Secondly, the new law does not apply to a number of legal instruments, for example, trusts.

It is likely that criminals will simply transfer their operations to other jurisdictions, such as Delaware, that offer a high level of secrecy and a low level of taxation. The adoption of this law, therefore, will improve the image of the UK but it will have limited practical effect in the fight against financial crime.

The law will complicate operations for those who use the territories for legal tax planning which, in turn, may lead to the loss of some legitimate business by these territories.

Apparently, the overall goal of the bill is to improve the perception of Britain. The British government has been criticized for closing its eyes to what is happening in its overseas territories and for hindering the efforts of international community to combat tax evasion and financial crime.

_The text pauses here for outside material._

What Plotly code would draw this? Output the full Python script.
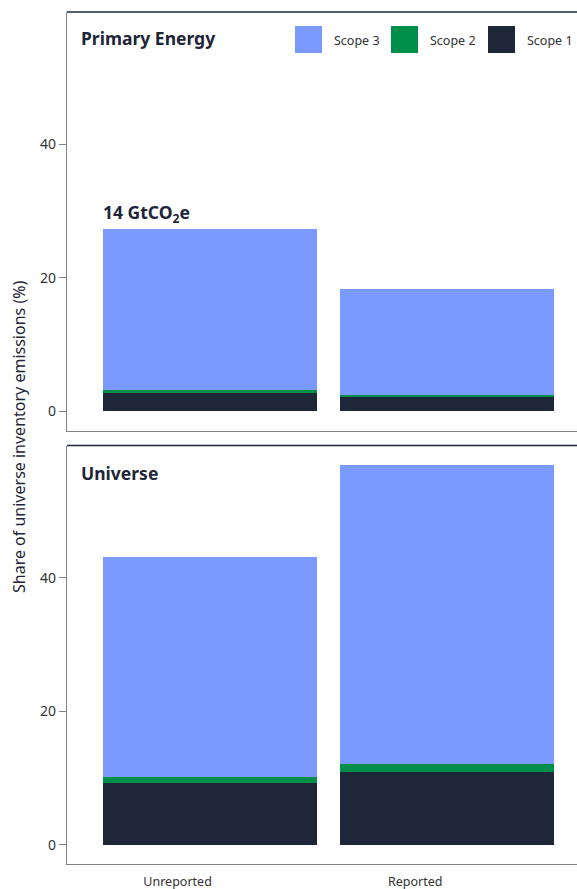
import plotly.graph_objects as go
from plotly.subplots import make_subplots

categories = ["Unreported", "Reported"]
series_names = ["Scope 1", "Scope 2", "Scope 3"]
primary_scope1 = [2.8, 2.2]
primary_scope2 = [0.45, 0.3]
primary_scope3 = [24.1, 15.8]
universe_scope1 = [9.3, 10.9]
universe_scope2 = [0.9, 1.2]
universe_scope3 = [32.9, 44.9]
y_ticks = [0, 20, 40]
panel_titles = ["Primary Energy", "Universe"]
annotation_text = "14 GtCO<sub>2</sub>e"

colors = {"Scope 1": "#1e2738", "Scope 2": "#008f4b", "Scope 3": "#7a9aff"}
FONT = "Noto Sans"
TXT = "#1e2538"

W, H = 577, 889
ML, MR, MT, MB = 67, 0, 12, 889 - 864
PW = W - ML - MR
PH = H - MT - MB

def px_x(p):
    return (p - ML) / PW

def px_y(p):
    return (H - MB - p) / PH

fig = make_subplots(rows=2, cols=1, shared_xaxes=False, vertical_spacing=15 / PH)

panels = [
    (primary_scope1, primary_scope2, primary_scope3),
    (universe_scope1, universe_scope2, universe_scope3),
]
for r, (s1, s2, s3) in enumerate(panels, start=1):
    for name, vals in zip(series_names, (s1, s2, s3)):
        fig.add_trace(
            go.Bar(x=categories, y=vals, name=name, marker_color=colors[name],
                   marker_line_width=0, width=0.9, showlegend=False),
            row=r, col=1,
        )

fig.update_layout(
    barmode="stack",
    width=W, height=H,
    margin=dict(l=ML, r=MR, t=MT, b=MB, autoexpand=False),
    paper_bgcolor="white", plot_bgcolor="white",
    font=dict(family=FONT, color=TXT),
)

axis_gray = "#7f8287"
for r in (1, 2):
    fig.update_xaxes(
        range=[-0.6, 1.546], showgrid=False, zeroline=False,
        showline=True, linecolor=axis_gray, linewidth=1.3,
        ticks="", showticklabels=(r == 2), automargin=False,
        tickfont=dict(size=12.5, color="#333", family=FONT),
        ticklabelshift=-32, ticklabelstandoff=6,
        row=r, col=1,
    )
    fig.update_yaxes(
        range=[-2.85, 59.85], showgrid=False, zeroline=False,
        showline=True, linecolor=axis_gray, linewidth=1.3, automargin=False,
        ticks="outside", ticklen=7, tickcolor=axis_gray, tickwidth=1.3,
        tickvals=y_ticks, tickfont=dict(size=14, color="#333", family=FONT),
        row=r, col=1,
    )

# dark top border lines on each panel
for xr, yr in (("x", "y"), ("x2", "y2")):
    fig.add_shape(type="line", xref=f"{xr} domain", yref=f"{yr} domain",
                  x0=0, x1=1, y0=1, y1=1, line=dict(color="#1e2538", width=1.5))

# y axis title spanning both panels
fig.add_annotation(
    text="Share of universe inventory emissions (%)", textangle=-90,
    xref="paper", yref="paper", x=px_x(19), y=px_y(437),
    xanchor="center", yanchor="middle", showarrow=False,
    font=dict(size=16, color=TXT, family=FONT),
)

# panel titles
for title, py in zip(panel_titles, (38, 473)):
    fig.add_annotation(
        text=f"<b>{title}</b>", xref="paper", yref="paper",
        x=px_x(79), y=px_y(py), xanchor="left", yanchor="middle",
        showarrow=False, font=dict(size=17.5, color=TXT, family=FONT),
    )

fig.add_annotation(
    text=f"<b>{annotation_text}</b>", xref="paper", yref="paper",
    x=px_x(101), y=px_y(213), xanchor="left", yanchor="middle",
    showarrow=False, font=dict(size=17.5, color=TXT, family=FONT),
)

# custom legend
legend_items = [("Scope 3", 295), ("Scope 2", 391), ("Scope 1", 488)]
for name, lx in legend_items:
    fig.add_shape(type="rect", xref="paper", yref="paper",
                  x0=px_x(lx), x1=px_x(lx + 27), y0=px_y(53), y1=px_y(26),
                  fillcolor=colors[name], line=dict(width=0))
    fig.add_annotation(
        text=name, xref="paper", yref="paper", x=px_x(lx + 37), y=px_y(40),
        xanchor="left", yanchor="middle", showarrow=False,
        font=dict(size=12.5, color="#333", family=FONT),
    )

fig.write_html(
    "out.html",
    config={"displayModeBar": False},
    post_script="document.body.style.margin='0px';document.body.style.overflow='hidden';",
)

The amendment, therefore, has as its aim, first of all, to change this image.

It should be noted that the bill is being adopted at the same time when the Financial Action Task Force on Money Laundering (FATF) is examining the efforts of the British government to combat money laundering. The report is expected at the end of 2018. It is very important for the UK to get a positive assessment by FATF as this will have an impact on its status as a business location after leaving the EU.

The refusal to take action against offshore companies in the overseas territories will be negatively assessed by FATF. The UK government wants to avoid this.

Finally, the bill shows a trend towards transparency about beneficiaries as a new reality, first identified by the Panama papers and then by others.

In June 2016, the UK established a public register of "persons with significant control" for companies and limited liability partnerships.

The extension of these measures to UK Overseas Territories will gradually increase pressure on other offshore jurisdiction and they, eventually, will have to follow suit. Although this will not happen immediately, this will be the most important long-term effect of the British law.

The EU’s forthcoming Fifth Money Laundering Directive (5MLD) will require the member states to expand the regime of disclosure of beneficial owners to certain types of trusts. We can, therefore, make a good guess about the direction in which the situation is going to develop.